The protests fueled by accusations of white racism and police brutality existing as a systemic American problem are based on easily disproven lies. As Heather MacDonald summarized the real world facts in a Wall Street Journal op-ed on June 4, “However sickening the video of Floyd’s arrest, it isn’t representative of the 375 million annual contacts that police officers have with civilians. A solid body of evidence finds no structural bias in the criminal-justice system with regard to arrests, prosecution or sentencing. Crime and suspect behavior, not race, determine most police actions.”

The real world statistics are these: “In 2019 police officers fatally shot 1,004 people, most of whom were armed or otherwise dangerous. African-Americans were about a quarter of those killed by cops last year (235), a ratio that has remained stable since 2015. That share of black victims is less than what the black crime rate would predict, since police shootings are a function of how often officers encounter armed and violent suspects.

“In 2018, the latest year for which such data have been published, African-Americans made up 53% of known homicide offenders in the U.S. and commit about 60% of robberies, though they are 13% of the population. The police fatally shot nine unarmed blacks and 19 unarmed whites in 2019, according to a Washington Post database, down from 38 and 32, respectively, in 2015. The Post defines “unarmed” broadly to include such cases as a suspect in Newark, N.J., who had a loaded handgun in his car during a police chase. In 2018 there were 7,407 black homicide victims. Assuming a comparable number of victims last year, those nine unarmed black victims of police shootings represent 0.1% of all African-Americans killed in 2019. By contrast, a police officer is 18½ times more likely to be killed by a black male than an unarmed black male is to be killed by a police officer.”

Where once black victims of racial violence were attacked by racist mobs, virtually every alleged black martyr in the last fifty years – including George Floyd – was either a criminal resisting arrest, like Eric Garner, or caught in the crossfire of some engagement involving criminal activities such as Breonna Taylor. This does not mean they deserved to die or that every cop involved was innocent. It just means that the victims were in a situation involving crime where the risks to life and limb were imminent and real.

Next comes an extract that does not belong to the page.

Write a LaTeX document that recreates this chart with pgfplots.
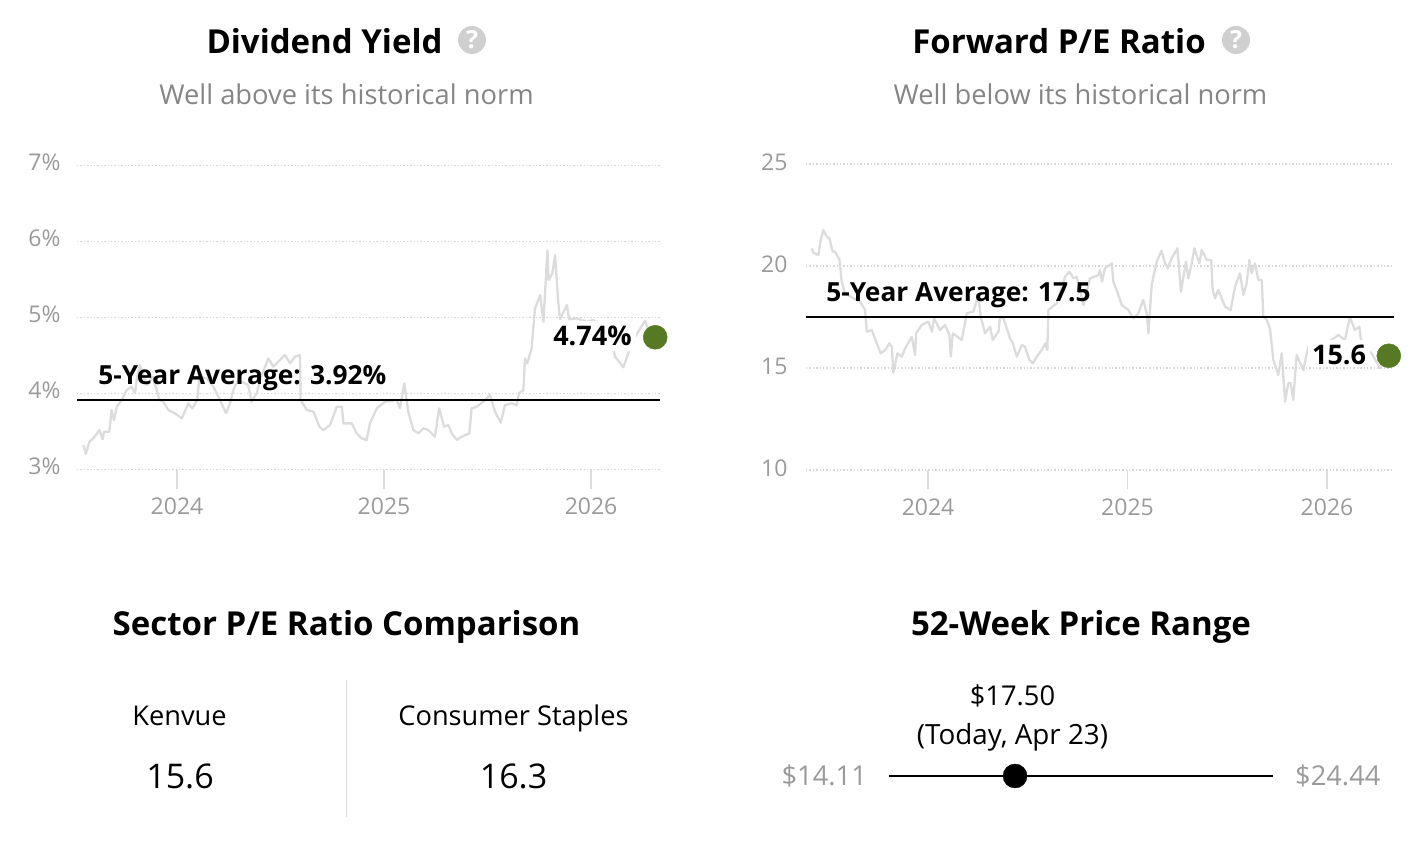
\documentclass[border=0pt]{standalone}
\usepackage{fontspec}
\setmainfont{Open Sans}
\usepackage{pgfplots}
\usepackage{pgfplotstable}
\pgfplotsset{compat=1.18}

\definecolor{trendgray}{HTML}{DCDCDC}
\definecolor{gridgray}{HTML}{D6D6D6}
\definecolor{ticktext}{HTML}{9A9A9A}
\definecolor{subtext}{HTML}{858585}
\definecolor{dotgreen}{HTML}{567A24}
\definecolor{helpgray}{HTML}{CFCFCF}

\newcommand{\fs}[1]{\fontsize{#1}{#1}\selectfont}

% dividend yield, year / percent
\pgfplotstableread{
year val
2023.548 3.322
2023.560 3.204
2023.577 3.366
2023.596 3.410
2023.625 3.519
2023.641 3.397
2023.647 3.497
2023.673 3.497
2023.684 3.783
2023.696 3.651
2023.709 3.826
2023.733 3.914
2023.757 4.046
2023.781 4.090
2023.797 4.002
2023.808 4.221
2023.821 4.375
2023.837 4.221
2023.857 4.112
2023.882 4.221
2023.902 4.046
2023.915 3.914
2023.934 3.892
2023.958 3.783
2023.990 3.739
2024.023 3.673
2024.055 3.870
2024.074 3.805
2024.098 3.914
2024.108 4.221
2024.143 4.199
2024.176 4.090
2024.208 3.914
2024.237 3.739
2024.256 3.870
2024.272 4.046
2024.296 4.177
2024.344 4.112
2024.360 3.892
2024.385 4.002
2024.401 4.177
2024.441 4.462
2024.465 4.353
2024.490 4.419
2024.522 4.506
2024.546 4.397
2024.570 4.484
2024.594 4.506
2024.597 3.914
2024.627 3.783
2024.659 3.761
2024.688 3.563
2024.707 3.519
2024.739 3.585
2024.772 3.826
2024.796 3.826
2024.804 3.607
2024.844 3.607
2024.868 3.476
2024.892 3.410
2024.916 3.388
2024.932 3.607
2024.965 3.805
2025.005 3.892
2025.061 3.914
2025.077 3.805
2025.098 4.133
2025.117 3.761
2025.142 3.519
2025.166 3.476
2025.190 3.541
2025.214 3.519
2025.246 3.432
2025.266 3.805
2025.290 3.563
2025.311 3.585
2025.327 3.476
2025.351 3.388
2025.375 3.432
2025.412 3.476
2025.423 3.805
2025.448 3.826
2025.488 3.914
2025.512 3.980
2025.536 3.761
2025.564 3.616
2025.584 3.848
2025.617 3.870
2025.641 3.848
2025.652 4.002
2025.673 4.046
2025.681 4.462
2025.692 4.397
2025.713 4.594
2025.729 5.120
2025.754 5.296
2025.770 4.945
2025.789 5.879
2025.795 5.493
2025.813 5.581
2025.826 5.822
2025.842 5.186
2025.850 4.976
2025.883 5.164
2025.895 4.976
2025.931 4.989
2025.979 4.945
2026.011 4.967
2026.044 4.879
2026.076 4.747
2026.100 4.660
2026.116 4.484
2026.156 4.344
2026.185 4.572
2026.213 4.747
2026.261 4.958
2026.277 4.835
2026.310 4.740
}\yieldtable

% forward p/e, year / ratio
\pgfplotstableread{
year val
2023.417 20.866
2023.425 20.653
2023.450 20.539
2023.462 21.274
2023.475 21.765
2023.492 21.438
2023.505 21.356
2023.522 20.703
2023.534 20.703
2023.556 20.294
2023.567 19.232
2023.584 18.660
2023.626 18.415
2023.659 18.252
2023.684 17.843
2023.693 16.781
2023.718 16.863
2023.746 16.127
2023.763 15.719
2023.785 15.882
2023.806 16.209
2023.818 16.046
2023.826 14.771
2023.846 15.719
2023.868 15.555
2023.885 15.964
2023.918 16.536
2023.935 15.637
2023.940 16.699
2023.968 17.108
2024.002 17.271
2024.019 16.781
2024.030 17.435
2024.060 16.863
2024.085 17.108
2024.107 16.618
2024.114 15.555
2024.124 16.699
2024.169 16.372
2024.194 17.680
2024.227 17.761
2024.252 18.578
2024.264 17.516
2024.286 16.699
2024.311 17.026
2024.324 16.372
2024.353 16.781
2024.361 17.516
2024.378 17.435
2024.411 16.454
2024.425 16.209
2024.445 15.555
2024.470 16.127
2024.486 16.046
2024.508 15.392
2024.525 15.229
2024.545 15.555
2024.570 15.882
2024.587 16.209
2024.598 15.882
2024.603 17.843
2024.645 18.170
2024.687 19.477
2024.709 19.722
2024.729 19.395
2024.745 19.477
2024.779 18.088
2024.812 19.395
2024.854 19.559
2024.862 19.804
2024.872 19.232
2024.887 19.886
2024.921 20.131
2024.929 19.232
2024.954 18.579
2024.971 18.089
2025.004 17.843
2025.029 17.435
2025.054 17.680
2025.079 18.334
2025.096 17.680
2025.105 16.700
2025.121 19.069
2025.146 20.213
2025.171 20.752
2025.188 20.131
2025.201 19.886
2025.221 20.376
2025.250 20.866
2025.268 18.742
2025.293 20.213
2025.305 19.396
2025.322 20.131
2025.335 20.866
2025.360 20.131
2025.372 20.785
2025.397 20.294
2025.419 20.294
2025.427 18.824
2025.439 18.415
2025.455 18.824
2025.489 18.007
2025.517 17.843
2025.539 18.987
2025.564 19.641
2025.581 18.579
2025.597 19.151
2025.611 20.294
2025.622 19.641
2025.639 20.131
2025.656 19.314
2025.673 19.314
2025.681 17.517
2025.698 17.353
2025.714 16.945
2025.731 15.392
2025.756 14.657
2025.773 15.719
2025.790 13.350
2025.806 14.249
2025.818 14.249
2025.831 13.432
2025.848 15.638
2025.881 14.902
2025.906 16.046
2025.932 15.638
2025.998 16.209
2026.057 16.618
2026.090 16.373
2026.115 17.484
2026.140 16.863
2026.162 17.026
2026.169 16.455
2026.199 15.883
2026.224 15.719
2026.266 14.984
2026.310 15.600
}\petable

\tikzset{
  gridline/.style={gridgray,line width=1.3pt,dash pattern=on 1.4pt off 2pt},
  series/.style={trendgray,line width=2.3pt,line join=round},
  avgline/.style={black,line width=2pt},
  lastdot/.style={dotgreen,mark=*,mark size=12pt,mark options={draw=none,fill=dotgreen}},
  vallabel/.style={anchor=east,inner xsep=4pt,inner ysep=5pt,fill=white,font=\fs{27}\bfseries},
}
\pgfplotsset{
  trend/.style={
    scale only axis,
    clip=false,
    anchor=south west,
    axis line style={draw=none},
    ymajorgrids,
    grid style={gridline},
    xtick pos=bottom,
    ytick pos=left,
    xtick={2024,2025,2026},
    xticklabels={2024,2025,2026},
    x tick style={trendgray,line width=1.6pt},
    y tick style={draw=none},
    major tick length=19pt,
    tick align=outside,
    tick label style={font=\fs{23},text=ticktext},
    xticklabel style={yshift=-6pt},
    /pgf/number format/assume math mode=true,
  },
}

\begin{document}
\begin{tikzpicture}[x=1pt,y=1pt]
\useasboundingbox (0,0) rectangle (1414,-842);

% titles
\node[font=\fs{33}\bfseries] at (324.5,-41) {Dividend Yield};
\node[circle,fill=helpgray,inner sep=0pt,minimum size=28pt,text=white,font=\fs{25}\bfseries] at (472,-40) {?};
\node[font=\fs{27.3},text=subtext] at (346.5,-94) {Well above its historical norm};
\node[font=\fs{33}\bfseries] at (1059,-41) {Forward P/E Ratio};
\node[circle,fill=helpgray,inner sep=0pt,minimum size=28pt,text=white,font=\fs{25}\bfseries] at (1236,-40) {?};
\node[font=\fs{27.3},text=subtext] at (1080.5,-94) {Well below its historical norm};

% dividend yield
\begin{axis}[trend,at={(77pt,-469.5pt)},width=583pt,height=304pt,
    xmin=2023.517,xmax=2026.333,ymin=3,ymax=7,
    y tick label style={anchor=east,xshift=6pt,yshift=3pt},
    ytick={3,4,5,6,7},yticklabels={3\%,4\%,5\%,6\%,7\%}]
  \addplot[series] table[x=year,y=val] {\yieldtable};
  \addplot[avgline] coordinates {(2023.517,3.92) (2026.333,3.92)};
  \node[anchor=west,inner sep=0pt,font=\fs{26.3}\bfseries] at (axis cs:2023.619,4.2) {5-Year Average: 3.92\%};
  \node[vallabel] at (axis cs:2026.216,4.76) {4.74\%};
  \addplot[gridline] coordinates {(2023.517,5) (2026.333,5)};
  \addplot[lastdot,only marks] coordinates {(2026.31,4.74)};
\end{axis}

% forward p/e
\begin{axis}[trend,at={(806pt,-470pt)},width=588pt,height=306pt,
    xmin=2023.388,xmax=2026.336,ymin=10,ymax=25,
    y tick label style={anchor=east,xshift=4pt,yshift=2pt},
    ytick={10,15,20,25},yticklabels={10,15,20,25}]
  \addplot[series] table[x=year,y=val] {\petable};
  \addplot[avgline] coordinates {(2023.388,17.5) (2026.336,17.5)};
  \node[anchor=west,inner sep=0pt,font=\fs{26.3}\bfseries] at (axis cs:2023.489,18.55) {5-Year Average: 17.5};
  \node[vallabel] at (axis cs:2026.217,15.65) {15.6};
  \addplot[gridline] coordinates {(2023.388,15) (2026.336,15)};
  \addplot[lastdot,only marks] coordinates {(2026.31,15.6)};
\end{axis}

% sector comparison
\node[font=\fs{33}\bfseries] at (346.5,-627) {Sector P/E Ratio Comparison};
\draw[trendgray,line width=1.6pt] (346.5,-680) -- (346.5,-817);
\node[font=\fs{27.2}] at (179.5,-716) {Kenvue};
\node[font=\fs{34}] at (180,-776) {15.6};
\node[font=\fs{27.2}] at (513.5,-718) {Consumer Staples};
\node[font=\fs{34}] at (513.5,-776) {16.3};

% 52-week range
\node[font=\fs{33}\bfseries] at (1081,-627) {52-Week Price Range};
\begin{axis}[scale only axis,hide axis,clip=false,anchor=west,at={(889pt,-776pt)},
    width=384pt,height=20pt,xmin=14.11,xmax=24.44,ymin=-1,ymax=1]
  \addplot[black,line width=2pt] coordinates {(14.11,0) (24.44,0)};
  \addplot[black,only marks,mark=*,mark size=12pt,mark options={draw=none,fill=black}] coordinates {(17.50,0)};
  \node[font=\fs{27.3},text=ticktext,anchor=east,inner sep=0pt] at (axis cs:13.52,0) {\$14.11};
  \node[font=\fs{27.3},text=ticktext,anchor=west,inner sep=0pt] at (axis cs:25.03,0) {\$24.44};
\end{axis}
\node[font=\fs{27.3}] at (1012.5,-696) {\$17.50};
\node[font=\fs{27.8}] at (1012.5,-737) {(Today, Apr 23)};
\end{tikzpicture}
\end{document}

Garner and Taylor are two of the names that were routinely brandished by “protesters” justifying their law-breaking violations of curfews or city ordinances not to block streets without permits, or defacing, destroying and torching local businesses. As someone who engaged in protests in his youth, I can tell you it’s not too difficult to distinguish crowds that are potentially dangerous to you and others, versus the kinds of protests that Martin Luther King led which threatened no one. In a year of democracy protests in Hong Kong not a single store was robbed or ransacked.

Nor is it difficult to see or understand that there was no rationale provided by the death of George Floyd to justify the menacing crowd that massed on the border of the White House night after night and eventually torched the church across the street. President Trump denounced the killing of George Floyd when it happened and called his family to extend his sympathies. The president had no power to affect the police forces at whom the protesters directed their anger. That power belonged to local Democrats and particularly progressive Democrats entirely. But there were no demonstrations holding the Democrat city councils, or the Democrat prosecutors and attorney generals accountable, yet these were the officials who administered and oversaw the Minneapolis police force as they did any of the municipal police forces in the cities burning across the country.

That this monstrous sham perpetrated on the American people and used as an excuse to burn American cities should be capped off by an incendiary racist diatribe at George Floyd’s memorial was as fitting as it is tragic.